Stretch your hands toward service and find your strength expanded. — Amrita Pritam

What lingers after this line?

Service as a Source of Inner Power

Amrita Pritam’s line reframes strength as something discovered through outward movement rather than inward guarding. When you “stretch your hands toward service,” you stop treating your abilities as fixed reserves and begin treating them as living capacities. In that shift, the self is no longer a closed container that can be emptied, but a current that can be renewed through purpose. This also hints at a quiet paradox: offering help can feel like a cost in the moment, yet it often returns as confidence, skill, and resilience. By choosing to act for someone else’s good, you give your energy a direction—and directed energy tends to multiply in meaning and endurance.

From Intention to Action: The Stretch

The word “stretch” matters because it implies effort, reach, and a small discomfort that precedes growth. Much like physical stretching increases range of motion over time, service expands the range of what you believe you can do. At first, you may only offer something modest—time, attention, a ride, a meal—but the repeated act of showing up builds practical competence. As that competence accumulates, fear shrinks. You learn you can handle awkward conversations, unfamiliar tasks, and the uncertainty of trying. Gradually, service turns from a single generous gesture into a habit of capability, and strength begins to feel less like bravado and more like dependable presence.
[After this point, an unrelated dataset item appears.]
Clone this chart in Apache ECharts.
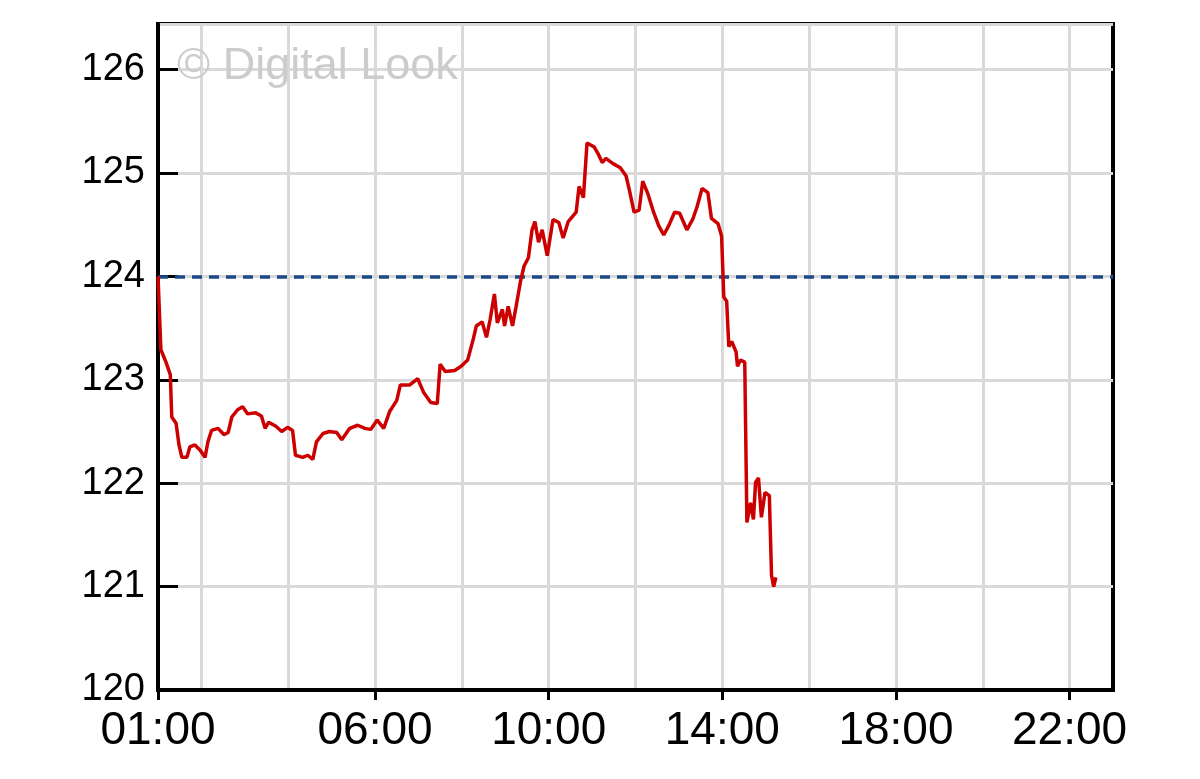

How Helping Others Rebuilds the Self

Moving outward can be especially powerful when you feel depleted. Viktor Frankl’s *Man’s Search for Meaning* (1946) argues that purpose can sustain people even under extreme hardship; Pritam’s thought aligns with this by suggesting that usefulness can restore a sense of agency. When you serve, you’re not merely reacting to your own worries—you’re engaging a larger reality that needs you. In practical terms, someone who volunteers after a personal loss often reports unexpected stability: there is structure, community, and a reason to get up on difficult days. The act doesn’t erase pain, but it gives pain a context where dignity and contribution are still possible.

Community as the Amplifier of Strength

Service rarely happens in isolation, and that is part of its expanding effect. When you extend help, you enter networks of mutual care: neighbors, coworkers, local groups, or strangers who become familiar through shared effort. Sociologist Robert Putnam’s *Bowling Alone* (2000) describes how social capital—trust and connection—supports healthier communities; Pritam’s line suggests it also supports sturdier individuals. Over time, you gain not only gratitude but also collaboration, mentorship, and friendship. Strength expands because you are no longer carrying life alone. Even small acts—checking on an elderly neighbor or mentoring a student—create relational bridges that quietly reinforce you when your own need arises.

The Discipline of Humility and Attention

Another way strength grows through service is by training humility. To serve well, you must notice what is actually needed rather than what makes you look generous. This requires attention—listening, adapting, and sometimes stepping back. In that process, ego loosens its grip, and a steadier kind of confidence replaces it: confidence grounded in responsiveness rather than self-promotion. This humility is not self-erasure; it is clarity. You become stronger because you can face reality without defensive posturing. The more you practice being useful, the more you practice being honest about limits, resources, and priorities—skills that make you resilient in every other domain of life.

Serving Without Burning Out

Finally, Pritam’s promise of expanded strength works best when service is paired with wisdom. Service is not meant to become a performance of endless self-sacrifice; it can be sustainable, bounded, and shared. Even traditions that exalt compassion also caution against exhaustion—Buddhist teachings on “right effort,” for instance, emphasize balance rather than strain. In everyday life, this might look like choosing a consistent, manageable commitment—one evening a week, one cause, one role—and learning to say no when your capacity is exceeded. When service is integrated rather than compulsive, it becomes a reliable engine of growth: your hands reach outward, and your strength keeps pace.